Наши «Сто лучших книг» не обязательно должны быть вашими, а ваши — нашими; главное, чтобы в этом коротком промежутке между тьмой и тьмой, который мы называем нашей жизнью, мы были захватывающе и страстно развлечены; невинно, если так можно устроить — а что лучше книг способствует этому? — и безвредно, будем надеяться, да поможет нам Бог, но, во всяком случае, развлечены, ибо единственный непростительный грех — это грех восприятия этого проходящего мира слишком серьезно. Наше сокровище не здесь; оно в царстве небесном, а царство небесное — это Воображение. Воображение! Как все другие способы бегства от того, что посредственно в наших запутанных жизнях, бледнеют рядом с этой высокой и горящей звездой!

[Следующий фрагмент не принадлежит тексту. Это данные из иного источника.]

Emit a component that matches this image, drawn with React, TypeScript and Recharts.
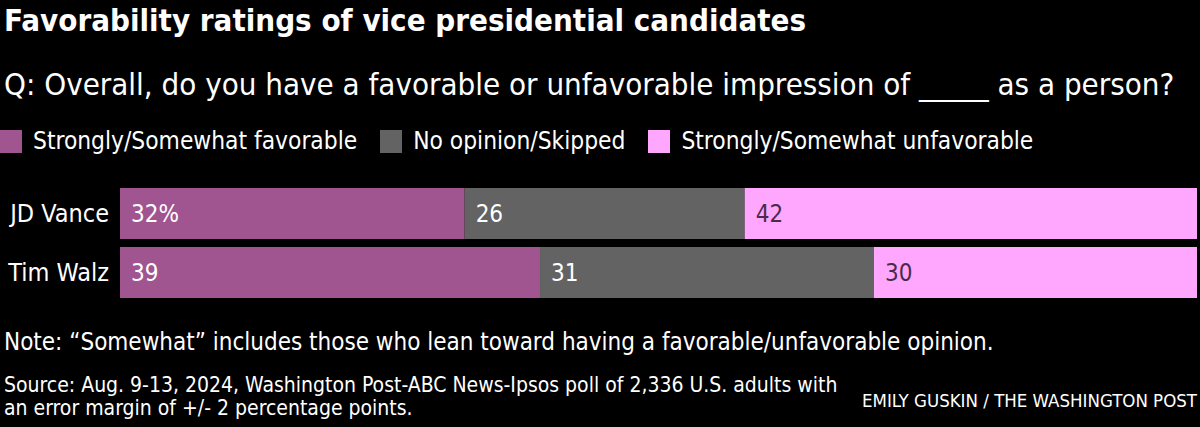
import { BarChart, Bar, XAxis, YAxis, LabelList } from 'recharts';

const candidates = ['JD Vance', 'Tim Walz'];
const favorable = [32, 39];
const noOpinion = [26, 31];
const unfavorable = [42, 30];

const seriesNames = ['Strongly/Somewhat favorable', 'No opinion/Skipped', 'Strongly/Somewhat unfavorable'];
const seriesColors = ['#a05590', '#636363', '#ffa6ff'];

const data = candidates.map((name, i) => ({
  name,
  favorable: favorable[i],
  noOpinion: noOpinion[i],
  unfavorable: unfavorable[i],
}));

const FONT = '"Liberation Sans Narrow", "DejaVu Sans Condensed", "Roboto Condensed", sans-serif';

function makeLabel(color: string, withPct: boolean) {
  return (props: any) => {
    const { x, y, height, value, index } = props;
    const text = withPct && index === 0 ? `${value}%` : `${value}`;
    return (
      <text
        x={x + 11}
        y={y + height / 2}
        dy="0.36em"
        fill={color}
        fontSize={24}
        fontFamily={FONT}
      >
        {text}
      </text>
    );
  };
}

export default function App() {
  return (
    <div
      style={{
        position: 'absolute',
        left: 0,
        top: 0,
        width: 1200,
        height: 427,
        background: '#000',
        color: '#fff',
        fontFamily: FONT,
        overflow: 'hidden',
      }}
    >
      <div style={{ position: 'absolute', left: 4, top: 1, fontSize: 31, fontWeight: 700, lineHeight: '38px' }}>
        Favorability ratings of vice presidential candidates
      </div>
      <div style={{ position: 'absolute', left: 4, top: 66, fontSize: 31, lineHeight: '36px' }}>
        Q: Overall, do you have a favorable or unfavorable impression of _____ as a person?
      </div>

      <div style={{ position: 'absolute', left: 0, top: 127, display: 'flex', alignItems: 'center', fontSize: 24.3, lineHeight: '28px' }}>
        {seriesNames.map((s, i) => (
          <div key={s} style={{ display: 'flex', alignItems: 'center', marginRight: 23 }}>
            <span style={{ display: 'inline-block', width: 22, height: 23, background: seriesColors[i], marginRight: 11 }} />
            <span>{s}</span>
          </div>
        ))}
      </div>

      <div style={{ position: 'absolute', left: 0, top: 180 }}>
        <BarChart
          width={1200}
          height={127}
          data={data}
          layout="vertical"
          margin={{ top: 4, right: 3, left: 0, bottom: 5 }}
          barCategoryGap={4}
        >
          <XAxis type="number" domain={[0, 100]} hide />
          <YAxis
            type="category"
            dataKey="name"
            width={120}
            axisLine={false}
            tickLine={false}
            tickMargin={5}
            tick={{ fill: '#fff', fontSize: 25, fontFamily: FONT }}
          />
          <Bar dataKey="favorable" stackId="a" fill={seriesColors[0]} isAnimationActive={false}>
            <LabelList dataKey="favorable" content={makeLabel('#fff', true)} />
          </Bar>
          <Bar dataKey="noOpinion" stackId="a" fill={seriesColors[1]} isAnimationActive={false}>
            <LabelList dataKey="noOpinion" content={makeLabel('#fff', false)} />
          </Bar>
          <Bar dataKey="unfavorable" stackId="a" fill={seriesColors[2]} isAnimationActive={false}>
            <LabelList dataKey="unfavorable" content={makeLabel('#4a2c4a', false)} />
          </Bar>
        </BarChart>
      </div>

      <div style={{ position: 'absolute', left: 4, top: 327, fontSize: 24, lineHeight: '30px' }}>
        Note: “Somewhat” includes those who lean toward having a favorable/unfavorable opinion.
      </div>
      <div style={{ position: 'absolute', left: 4, top: 374, fontSize: 21, lineHeight: '23px' }}>
        Source: Aug. 9-13, 2024, Washington Post-ABC News-Ipsos poll of 2,336 U.S. adults with
        <br />
        an error margin of +/- 2 percentage points.
      </div>
      <div style={{ position: 'absolute', right: 3, top: 390, fontSize: 18.5, lineHeight: '22px' }}>
        EMILY GUSKIN / THE WASHINGTON POST
      </div>
    </div>
  );
}
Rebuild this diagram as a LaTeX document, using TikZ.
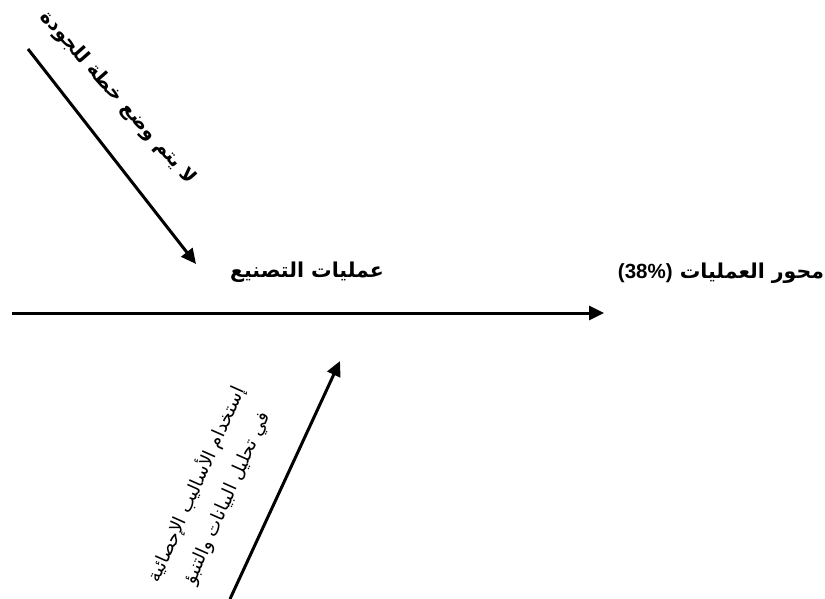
\documentclass[tikz,border=0pt]{standalone}
\usepackage{fontspec}
\usetikzlibrary{arrows.meta}
\TeXXeTstate=1
\newfontfamily\arabicfont[Script=Arabic]{DejaVu Sans}
\newfontfamily\latinbold{Liberation Sans}
\tikzset{
  bone/.style={line width=3pt,-{Triangle[length=15pt,width=14pt]}},
  arlabel/.style={font=\arabicfont\bfseries\fontsize{20.5}{24}\selectfont,inner sep=0pt},
  arrot/.style={font=\arabicfont\bfseries\fontsize{19.5}{24}\selectfont,inner sep=0pt},
  arsmall/.style={font=\arabicfont\fontsize{18.5}{33}\selectfont,inner sep=0pt,align=center}
}
\begin{document}
\begin{tikzpicture}[x=1pt,y=-1pt]
\useasboundingbox (0,0) rectangle (825,599);
% end points
\coordinate (mainS) at (12,313);
\coordinate (mainE) at (604,313);
\coordinate (topS) at (28,49);
\coordinate (topE) at (196,264);
\coordinate (botS) at (230,599);
\coordinate (botE) at (340,361);
% arrows
\draw[bone] (mainS) -- (mainE);
\draw[bone] (topS) -- (topE);
\draw[bone] (botS) -- (botE);
% labels
\node[arlabel] (effect) at (721,273) {\beginR محور العمليات \beginL{\latinbold\bfseries (38\%)}\endL\endR};
\node[arlabel] (cat) at (307,272) {\beginR عمليات التصنيع\endR};
\node[arrot,rotate=-48.5] (cause1) at (118,98) {\beginR لا يتم وضع خطة للجودة\endR};
\node[arsmall,rotate=66] (cause2) at (211,491) {\beginR إستخدام الأساليب الإحصائية\endR\\\beginR في تحليل البيانات والتنبؤ\endR};
\end{tikzpicture}
\end{document}
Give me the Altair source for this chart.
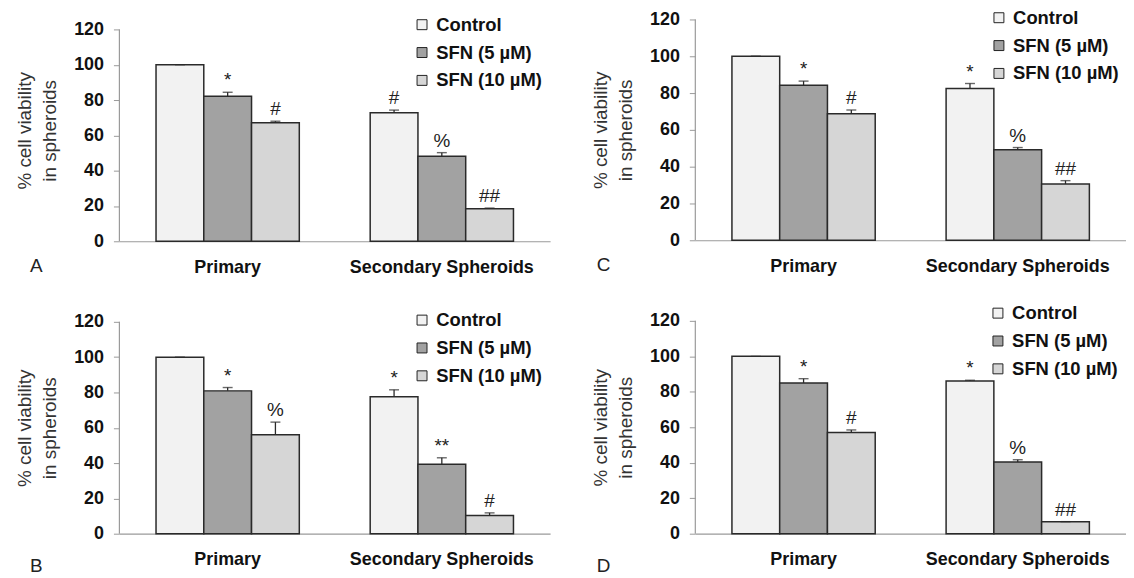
import altair as alt
import pandas as pd

groups = ["Primary", "Secondary Spheroids"]
treatments = ["Control", "SFN (5 µM)", "SFN (10 µM)"]
fills = ["#f2f2f2", "#a2a2a2", "#d6d6d6"]

# values in order: Primary (Control, 5, 10), Secondary (Control, 5, 10)
a_values = [100, 82.1, 67.2, 72.8, 48.2, 18.4]
a_errors = [0, 2.3, 0.8, 1.5, 2.0, 0.4]
a_labels = ["", "*", "#", "#", "%", "##"]

b_values = [100, 80.9, 56.1, 77.6, 39.4, 10.3]
b_errors = [0, 1.9, 7.1, 3.9, 3.6, 1.5]
b_labels = ["", "*", "%", "*", "**", "#"]

c_values = [100, 84.3, 68.8, 82.5, 49.2, 30.6]
c_errors = [0, 2.2, 2.0, 2.7, 1.2, 1.8]
c_labels = ["", "*", "#", "*", "%", "##"]

d_values = [100, 85.0, 57.0, 86.1, 40.4, 6.8]
d_errors = [0, 2.4, 1.5, 0.4, 1.3, 0.0]
d_labels = ["", "*", "#", "*", "%", "##"]

y_ticks = [0, 20, 40, 60, 80, 100, 120]
y_title = ["% cell viability", "in spheroids"]

FONT = "Liberation Sans"
AXIS_GRAY = "#9a9a9a"


def panel(values, errors, labels, letter, width, height, axis_px, lx, ly, ldx, loff):
    # axis_px: pixel length of the 0..120 axis; plot may be taller (extra room on top)
    ymax = 120 * height / axis_px
    rows = []
    i = 0
    for g in groups:
        for t in treatments:
            rows.append({"group": g, "treatment": t, "value": values[i],
                         "err": errors[i], "label": labels[i]})
            i += 1
    df = pd.DataFrame(rows)
    base = alt.Chart(df).transform_calculate(top="datum.value + datum.err").encode(
        x=alt.X("group:N", sort=groups,
                scale=alt.Scale(paddingInner=0.331, paddingOuter=0.171),
                axis=alt.Axis(title=None, labelAngle=0, ticks=False, domainColor=AXIS_GRAY,
                              domainWidth=1.2, labelFontSize=18, labelFontWeight="bold",
                              labelColor="#111", labelPadding=17, labelFont=FONT,
                              labelLimit=400)),
        xOffset=alt.XOffset("treatment:N", sort=treatments,
                            scale=alt.Scale(paddingInner=0, paddingOuter=0)),
    )
    yscale = alt.Scale(domain=[0, ymax], nice=False)
    yenc = alt.Y("value:Q", scale=yscale,
                 axis=alt.Axis(values=y_ticks, tickCount=len(y_ticks) + 2, grid=False,
                               domain=False, tickColor=AXIS_GRAY, tickSize=6, labelFontSize=18,
                               labelOverlap=False,
                               labelFontWeight="bold", labelColor="#111", labelPadding=10,
                               labelFont=FONT, title=y_title, titleFont=FONT, titleFontSize=19,
                               titleFontWeight="normal", titleColor="#333", titlePadding=14,
                               titleLineHeight=25))
    bars = base.mark_bar(stroke="#2a2a2a", strokeWidth=1.5).encode(
        y=yenc,
        fill=alt.Fill("treatment:N", sort=treatments,
                      scale=alt.Scale(domain=treatments, range=fills),
                      legend=alt.Legend(title=None, orient="none", legendX=lx,
                                        legendY=ly, padding=0,
                                        symbolType="square", symbolSize=100,
                                        symbolStrokeColor="#222", symbolStrokeWidth=1,
                                        labelFontSize=18.5, labelFontWeight="bold",
                                        labelFont=FONT, labelColor="#111", labelOffset=5,
                                        rowPadding=9, symbolOffset=0)),
    )
    # y axis line from 0 to 120
    axis_line = alt.Chart(pd.DataFrame({"lo": [y_ticks[0]], "hi": [y_ticks[-1]]})).mark_rule(
        color=AXIS_GRAY, strokeWidth=1.2).encode(
        x=alt.value(0), y=alt.Y("lo:Q", scale=yscale), y2="hi:Q")
    rule = base.mark_rule(color="#2a2a2a", strokeWidth=1.3).encode(
        y="value:Q", y2="top:Q")
    cap = base.mark_tick(color="#2a2a2a", thickness=1.4, size=10, orient="horizontal").encode(
        y="top:Q")
    text = base.mark_text(baseline="alphabetic", dy=-6, fontSize=19, font=FONT,
                          color="#222").encode(y="top:Q", text="label:N")
    return alt.layer(bars, axis_line, rule, cap, text).properties(
        width=width, height=height,
        title=alt.Title(letter, orient="bottom", anchor="start", frame="group", dx=ldx,
                        offset=loff, fontSize=19, fontWeight="normal", font=FONT, color="#222"),
    )


A = panel(a_values, a_errors, a_labels, "A", 433, 223, 213, 295, -4, -90, -19)
B = panel(b_values, b_errors, b_labels, "B", 433, 213, 213, 295, -11, -90, -12)
C = panel(c_values, c_errors, c_labels, "C", 433, 222, 222, 296, -11, -99, -19)
D = panel(d_values, d_errors, d_labels, "D", 433, 214, 214, 295, -17, -99, -12)

left = alt.vconcat(A, B, spacing=81, bounds="flush").resolve_scale(
    fill="independent").resolve_legend(fill="independent")
right = alt.vconcat(C, D, spacing=81, bounds="flush").resolve_scale(
    fill="independent").resolve_legend(fill="independent")

chart = alt.hconcat(left, right, spacing=41).resolve_scale(
    fill="independent").resolve_legend(fill="independent").configure_view(
    stroke=None).properties(padding={"left": 7, "top": -1, "right": 0, "bottom": 0},
                            background="white")

chart.save("out.html", embed_options={"renderer": "svg", "actions": False})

С помощью Воображения мы можем сделать что-то из наших дней, что-то из драмы этой запутанной суматохи, и, возможно, в конце концов — кто знает? — в этом есть нечто большее, чем просто «развлечение». Время от времени, когда мы делаем паузу в чтении, приходит дыхание, шепот, слух о чем-то другом; о чем-то сверх того «вечного сейчас», которое является мудрейшей заботой нашей страсти, но не мудры те, кто стремился бы ограничить это мимолетное предчувствие стенами разума или системы. Оно приходит; оно уходит; оно есть; его нет. Сто лучших книг не принесли его; Сто лучших книг не могут отнять его. Странно и чудесно оно смешивается с теми смутными воспоминаниями о том, что мы читали, где-то, когда-то, и не всегда в одиночестве. Странно и чудесно оно смешивается с теми другими моментами, когда лучшие книги в мире кажутся неуместными, а вся «культура» — дерзким вторжением; но как бы оно ни приходило и как бы ни уходило, это та вещь, которая делает нашу серьезность смешной, а нашу философию — педантичной. Это та вещь, которая придает «развлечениям» воображения то прикосновение горящего огня; то дыхание более широкого воздуха; тот вкус более острой соли, которые, прибывая, когда мы меньше всего ожидаем и меньше всего — знает Бог — заслуживаем этого, делают любое окончательное мнение о материи этого мира тщетным и ложным; а любое осуждение мнений других — глупым и пустым. Оно разрушает наши уверенности, как облегчает наши страдания, и каким-то невыразимым образом, подобно первоцвету, растущему на краю гробницы, оно посылает в тяжелую ночь мимолетный сигнал: «Bon espoir y gist au fond!»